§ **Exercise requirements**:
Return all of the data exactly, with nothing left out but the pictures.

— start Information shown —

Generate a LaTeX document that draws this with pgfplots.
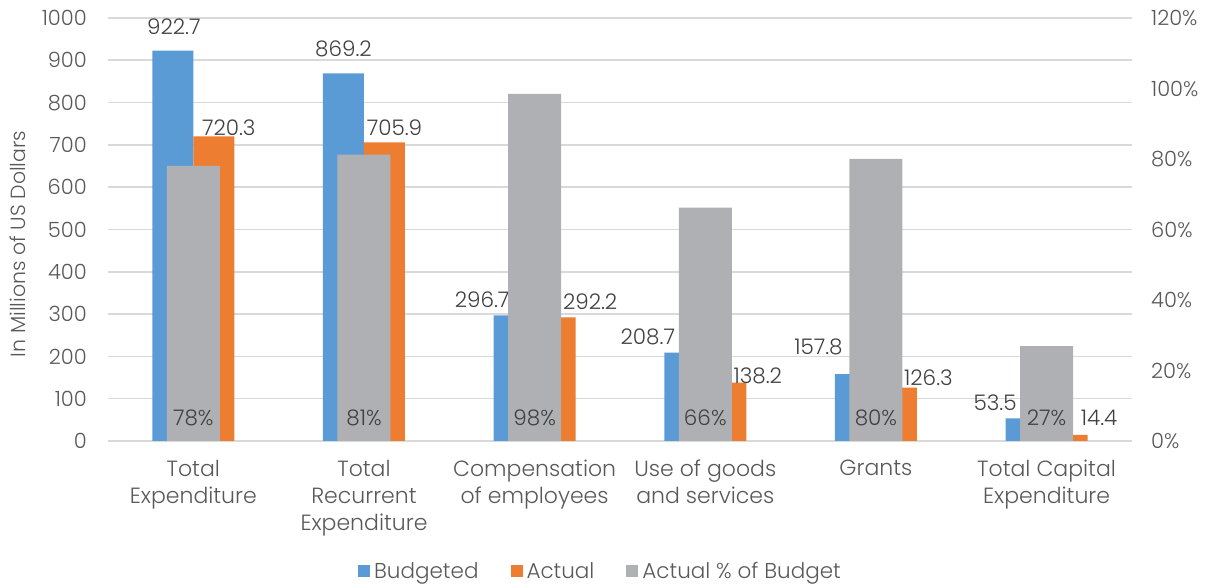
\documentclass[border=0pt]{standalone}
\usepackage{pgfplots}
\pgfplotsset{compat=1.18}
\usepackage{pgfplotstable}
\usepackage{fontspec}
\setmainfont{Poppins Light}
\definecolor{cblue}{RGB}{91,155,213}
\definecolor{corange}{RGB}{237,125,49}
\definecolor{cgrey}{RGB}{175,176,179}
\definecolor{ctext}{RGB}{89,89,89}
\definecolor{clab}{RGB}{64,64,64}
\definecolor{cgrid}{RGB}{217,217,217}

\pgfplotstableread{
x bud bdx bdy act adx ady pct zero
0 922.7 1 24 720.3 15 9 78.06 0
1 869.2 0 24 705.9 10 15 81.21 0
2 296.7 -32 16 292.2 35 16 98.48 0
3 208.7 -37 16 138.2 32 7 66.22 0
4 157.8 -37 27 126.3 32 10 80.04 0
5 53.5 -31 16 14.4 32 17 26.92 0
}\datatable

\pgfplotsset{
  /pgf/number format/assume math mode=true,
  /pgf/number format/1000 sep={},
  common/.style={
    at={(108pt,145pt)}, anchor=south west,
    scale only axis, width=1024pt, height=423pt,
    xmin=-0.5, xmax=5.5,
    axis line style={draw=none},
    major tick length=0pt,
    tick style={draw=none},
    clip=false,
  },
}

\begin{document}
\begin{tikzpicture}
\useasboundingbox (0,0) rectangle (1211pt,586pt);
\begin{axis}[common,
  ymin=0, ymax=1000,
  ytick={0,100,...,1000},
  xtick={0,...,5},
  xticklabels={{Total\\Expenditure},{Total\\Recurrent\\Expenditure},{Compensation\\of employees},{Use of goods\\and services},{Grants},{Total Capital\\Expenditure}},
  xticklabel style={align=center, font=\fontsize{22}{27}\selectfont, text=ctext, anchor=north, inner sep=0pt, yshift=-19pt},
  yticklabel style={anchor=east, inner sep=0pt, xshift=-21pt, font=\fontsize{21}{25}\selectfont, text=ctext},
  ymajorgrids, grid style={cgrid, line width=1.6pt},
  ylabel={In Millions of US Dollars},
  ylabel style={at={(axis description cs:-0.088,0.466)}, anchor=center, font=\fontsize{20.5}{24}\selectfont, text=ctext},
  ybar=0pt, bar width=41pt,
]
\addplot[fill=cblue, draw=none,
  visualization depends on={\thisrow{bdx} \as \dx},
  visualization depends on={\thisrow{bdy} \as \dy},
  nodes near coords={\pgfmathprintnumber[fixed,fixed zerofill,precision=1]{\pgfplotspointmeta}},
  every node near coord/.append style={anchor=center, xshift=\dx pt, yshift=\dy pt, font=\fontsize{21.5}{25}\selectfont, text=clab, inner sep=0pt}]
  table[x=x, y=bud]{\datatable};
\addplot[fill=corange, draw=none,
  visualization depends on={\thisrow{adx} \as \dx},
  visualization depends on={\thisrow{ady} \as \dy},
  nodes near coords={\pgfmathprintnumber[fixed,fixed zerofill,precision=1]{\pgfplotspointmeta}},
  every node near coord/.append style={anchor=center, xshift=\dx pt, yshift=\dy pt, font=\fontsize{21.5}{25}\selectfont, text=clab, inner sep=0pt}]
  table[x=x, y=act]{\datatable};
\end{axis}
\begin{axis}[common,
  ymin=0, ymax=120,
  ytick={0,20,...,120},
  axis x line=none,
  axis y line*=right,
  yticklabel={\pgfmathprintnumber{\tick}\%},
  yticklabel style={anchor=west, inner sep=0pt, xshift=19pt, font=\fontsize{21}{25}\selectfont, text=ctext},
  legend style={at={(0.481,-0.307)}, anchor=center, draw=none, fill=none, legend columns=3,
    font=\fontsize{21.5}{25}\selectfont, text=ctext,
    /tikz/every odd column/.append style={column sep=2pt},
    /tikz/every even column/.append style={column sep=30pt}},
  legend image code/.code={\fill[#1] (0pt,-6pt) rectangle (12pt,6pt);},
]
\addlegendimage{fill=cblue, draw=none}
\addlegendentry{Budgeted}
\addlegendimage{fill=corange, draw=none}
\addlegendentry{Actual}
\addplot[ybar, bar width=53pt, fill=cgrey, draw=none] table[x=x, y=pct]{\datatable};
\addlegendentry{Actual \% of Budget}
\addplot[draw=none, mark=none, forget plot, point meta=explicit,
  nodes near coords={\pgfmathprintnumber[fixed,precision=0]{\pgfplotspointmeta}\%},
  every node near coord/.append style={anchor=center, yshift=23pt, font=\fontsize{21.5}{25}\selectfont, text=clab, inner sep=0pt}]
  table[x=x, y=zero, meta=pct]{\datatable};
\end{axis}
\end{tikzpicture}
\end{document}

— end Information shown —

§ **Result**:
Generate a LaTeX document that draws this with pgfplots.
\documentclass[border=0pt]{standalone}
\usepackage{pgfplots}
\pgfplotsset{compat=1.18}
\usepackage{pgfplotstable}
\usepackage{fontspec}
\setmainfont{Poppins Light}
\definecolor{cblue}{RGB}{91,155,213}
\definecolor{corange}{RGB}{237,125,49}
\definecolor{cgrey}{RGB}{175,176,179}
\definecolor{ctext}{RGB}{89,89,89}
\definecolor{clab}{RGB}{64,64,64}
\definecolor{cgrid}{RGB}{217,217,217}

\pgfplotstableread{
x bud bdx bdy act adx ady pct zero
0 922.7 1 24 720.3 15 9 78.06 0
1 869.2 0 24 705.9 10 15 81.21 0
2 296.7 -32 16 292.2 35 16 98.48 0
3 208.7 -37 16 138.2 32 7 66.22 0
4 157.8 -37 27 126.3 32 10 80.04 0
5 53.5 -31 16 14.4 32 17 26.92 0
}\datatable

\pgfplotsset{
  /pgf/number format/assume math mode=true,
  /pgf/number format/1000 sep={},
  common/.style={
    at={(108pt,145pt)}, anchor=south west,
    scale only axis, width=1024pt, height=423pt,
    xmin=-0.5, xmax=5.5,
    axis line style={draw=none},
    major tick length=0pt,
    tick style={draw=none},
    clip=false,
  },
}

\begin{document}
\begin{tikzpicture}
\useasboundingbox (0,0) rectangle (1211pt,586pt);
\begin{axis}[common,
  ymin=0, ymax=1000,
  ytick={0,100,...,1000},
  xtick={0,...,5},
  xticklabels={{Total\\Expenditure},{Total\\Recurrent\\Expenditure},{Compensation\\of employees},{Use of goods\\and services},{Grants},{Total Capital\\Expenditure}},
  xticklabel style={align=center, font=\fontsize{22}{27}\selectfont, text=ctext, anchor=north, inner sep=0pt, yshift=-19pt},
  yticklabel style={anchor=east, inner sep=0pt, xshift=-21pt, font=\fontsize{21}{25}\selectfont, text=ctext},
  ymajorgrids, grid style={cgrid, line width=1.6pt},
  ylabel={In Millions of US Dollars},
  ylabel style={at={(axis description cs:-0.088,0.466)}, anchor=center, font=\fontsize{20.5}{24}\selectfont, text=ctext},
  ybar=0pt, bar width=41pt,
]
\addplot[fill=cblue, draw=none,
  visualization depends on={\thisrow{bdx} \as \dx},
  visualization depends on={\thisrow{bdy} \as \dy},
  nodes near coords={\pgfmathprintnumber[fixed,fixed zerofill,precision=1]{\pgfplotspointmeta}},
  every node near coord/.append style={anchor=center, xshift=\dx pt, yshift=\dy pt, font=\fontsize{21.5}{25}\selectfont, text=clab, inner sep=0pt}]
  table[x=x, y=bud]{\datatable};
\addplot[fill=corange, draw=none,
  visualization depends on={\thisrow{adx} \as \dx},
  visualization depends on={\thisrow{ady} \as \dy},
  nodes near coords={\pgfmathprintnumber[fixed,fixed zerofill,precision=1]{\pgfplotspointmeta}},
  every node near coord/.append style={anchor=center, xshift=\dx pt, yshift=\dy pt, font=\fontsize{21.5}{25}\selectfont, text=clab, inner sep=0pt}]
  table[x=x, y=act]{\datatable};
\end{axis}
\begin{axis}[common,
  ymin=0, ymax=120,
  ytick={0,20,...,120},
  axis x line=none,
  axis y line*=right,
  yticklabel={\pgfmathprintnumber{\tick}\%},
  yticklabel style={anchor=west, inner sep=0pt, xshift=19pt, font=\fontsize{21}{25}\selectfont, text=ctext},
  legend style={at={(0.481,-0.307)}, anchor=center, draw=none, fill=none, legend columns=3,
    font=\fontsize{21.5}{25}\selectfont, text=ctext,
    /tikz/every odd column/.append style={column sep=2pt},
    /tikz/every even column/.append style={column sep=30pt}},
  legend image code/.code={\fill[#1] (0pt,-6pt) rectangle (12pt,6pt);},
]
\addlegendimage{fill=cblue, draw=none}
\addlegendentry{Budgeted}
\addlegendimage{fill=corange, draw=none}
\addlegendentry{Actual}
\addplot[ybar, bar width=53pt, fill=cgrey, draw=none] table[x=x, y=pct]{\datatable};
\addlegendentry{Actual \% of Budget}
\addplot[draw=none, mark=none, forget plot, point meta=explicit,
  nodes near coords={\pgfmathprintnumber[fixed,precision=0]{\pgfplotspointmeta}\%},
  every node near coord/.append style={anchor=center, yshift=23pt, font=\fontsize{21.5}{25}\selectfont, text=clab, inner sep=0pt}]
  table[x=x, y=zero, meta=pct]{\datatable};
\end{axis}
\end{tikzpicture}
\end{document}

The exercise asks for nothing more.